Stackpole’s epic might be helped along by the other books of the time, which tended to have a random ex-Imperial using the superweapon of the week and an inappropiately small number of Star Destroyers to threaten the entire galaxy. But even on its own, it works. It embodies the “distant vista” principle, restores a sense of awe, and just succeeds as a story in its own right.

Unstructured Review: X-Wing Series

As a kid, I inherited (and read) a lot of my family’s old Star Wars novels. The most relevant to Fuldapocalypse and most fun are the X-Wing novels by Michael A. Stackpole and the late Aaron Allston. For books that are both movie tie-ins and video game tie-ins at the same time, they’re actually really good.

Especially Allston’s. The Wraith Squadron series are a combination Dirty Dozen and fighter story (and yes, fighter pilots somehow turn into effective commando-spies.
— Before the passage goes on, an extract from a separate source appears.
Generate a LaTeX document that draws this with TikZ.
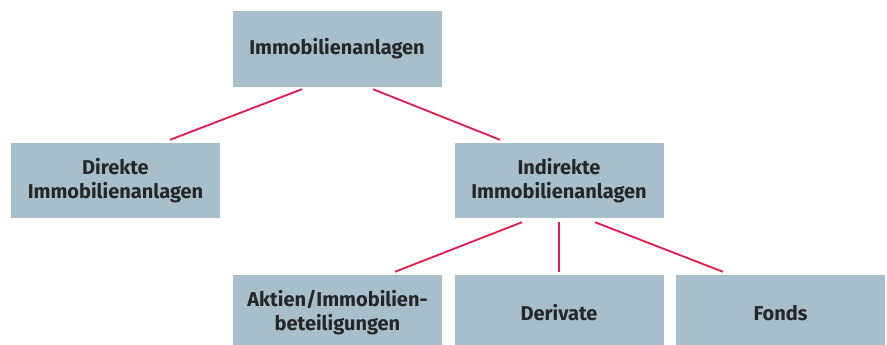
\documentclass[tikz,border=0pt]{standalone}
\usepackage{fontspec}
\setmainfont{Fira Sans}
\usepackage{xcolor}
\usepackage{tikz}
\usetikzlibrary{positioning,calc}

\definecolor{boxblue}{HTML}{A7BFCB}
\definecolor{linkred}{HTML}{E5194B}

\tikzset{
    box/.style={rectangle, fill=boxblue, minimum width=209pt, minimum height=76pt,
        inner sep=0pt, align=center, font=\fontsize{20}{24}\selectfont\bfseries, text=black!85},
    link/.style={draw=linkred, line width=1.8pt}
}

\begin{document}
\begin{tikzpicture}[x=1pt,y=-1pt]
    \useasboundingbox (0,0) rectangle (887,345);
    \node[box] (immo) at (337,49) {Immobilienanlagen};
    \node[box, minimum height=75pt] (direkt) at (115.5,180.5) {Direkte\\Immobilienanlagen};
    \node[box, minimum height=75pt] (indirekt) at (559,180.5) {Indirekte\\Immobilienanlagen};
    % bottom row runs off the page edge
    \node[box] (aktien) at (337.5,313) {Aktien/Immobilien-\\beteiligungen};
    \node[box] (derivate) at (559,313) {Derivate};
    \node[box] (fonds) at (780.5,313) {Fonds};

    \draw[link] ($(immo.south)+(-35,2)$) -- ($(direkt.north)+(54.5,-3)$);
    \draw[link] ($(immo.south)+(36,2)$) -- ($(indirekt.north)+(-59,-3)$);
    \draw[link] ($(indirekt.south)+(-37,4)$) -- ($(aktien.north)+(57.5,-3)$);
    \draw[link] ($(indirekt.south)+(0,4)$) -- ($(derivate.north)+(0,-3)$);
    \draw[link] ($(indirekt.south)+(36,4)$) -- ($(fonds.north)+(-57.5,-3)$);
\end{tikzpicture}
\end{document}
But this is Star Wars), and manage a degree of emotional height (Allston’s not afraid to kill off developed sympathetic characters) and comedy (such as someone having to fly into battle with a giant stuffed Ewok in his lap-long story) without feeling jarring at all.

Stackpole’s books are more formulaic, less daring, and he has the tendency to take game mechanics a little too literally, but they’re still solid and still better-scaled than a lot of the other Star Wars books of the time period (which have all the antagonist problems of 1990s technothrillers and then some).

Technothriller authors could do worse than read these. They’re good examples of how you can manage a decent-sized cast and medium-scope story, and they’re fun.